I am asked to prove that if a family $\mathcal{A}$ of subsets of X is $\textit{weakly partition regular}$, then it contains an ultrafilter.
The definition of "weakly partition regular" I'm working with is "a family $\mathcal{A}$ such that for every partition $X = C_1 \sqcup ... \sqcup C_r $ ($r$ might vary) of the entire set there exists an $i$ such that $C_i \in \mathcal{A}$.
The hint I am given is to consider the family $\{ A \mid A^c \notin \mathcal{A}\}$.
I really can't do it and I am starting to think that some hypotheses might be missing.
As an alternative attempt to solve it I'm wondering if a minimal weakly partition regular family must be an ultrafilter (I believe I've proven the converse).
You are correct, there is a missing assumption that $\mathcal{A}$ is closed upwards (which, from what I know, is usually part of the definition of weakly partition regular). Assuming that:
An ultrafilter (on $X$) is a filter such that $B∈\mathcal{F}⇔X\setminus B∉\mathcal{F}$.

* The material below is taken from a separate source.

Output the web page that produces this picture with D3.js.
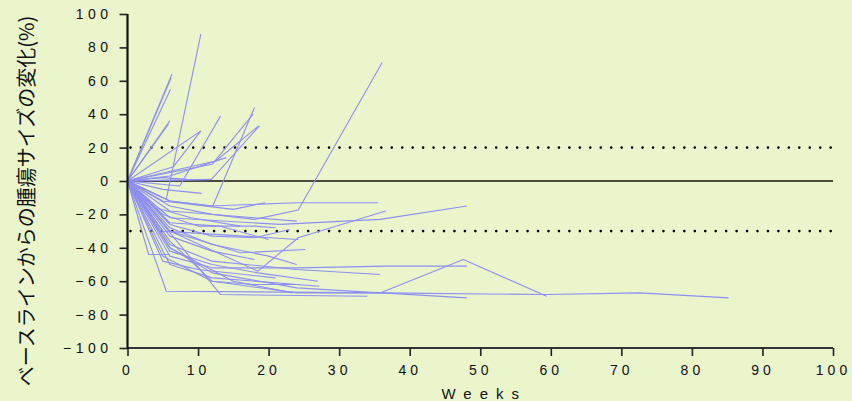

So given $C=\{ A \mid X\setminus A \notin \mathcal{A}\}$ we can see:
Let $A,B∈C$ then $A\cap B∪(X \setminus A)∪((X\setminus B)\cap A)=X⇒ A\cap B\in \mathcal{A}\quad(*)$
This follows from the fact that $(X\setminus B)∩ A∈\mathcal{A}⇒X\setminus B∈\mathcal{A}$. Similar deconstruction of $X$ using any finite number of $A_i∈C$ will also work.
Let's assume that $∅∉\mathcal{A}$(as it is trivial if it is), then $(*)$ proves that $C$ has the finite intersection property. Extending $C$ into a filter $C⊆\mathcal{F}_C⊆\mathcal{A}$ can be easily done by noting that $\mathcal{A}$ is closed by supset, so every supset of finite intersection of elements of $C$ is in $\mathcal{A}$.
Extend $\mathcal{F}_C$ into $\mathcal{U}$ an ultrafilter, assume that $B∈\mathcal{U}$ but $B∉\mathcal{A}$, then by definition $X\setminus B∈C⊆\mathcal{F}_C⊆\mathcal{U}$
Unfortunately I don't have any counter examples in mind that shows that the extra assumption is necessary
As an alternative attempt to solve it I'm wondering if a minimal weakly partition regular family must be an ultrafilter (I believe I've proven the converse).Also note that that if $\mathcal{A}$ is weakly partition regular, then $\mathcal{A}∪\{∅\}$ is also weakly partition regular, so this is wrong
Sorry, I didn't notice the "minimal" part.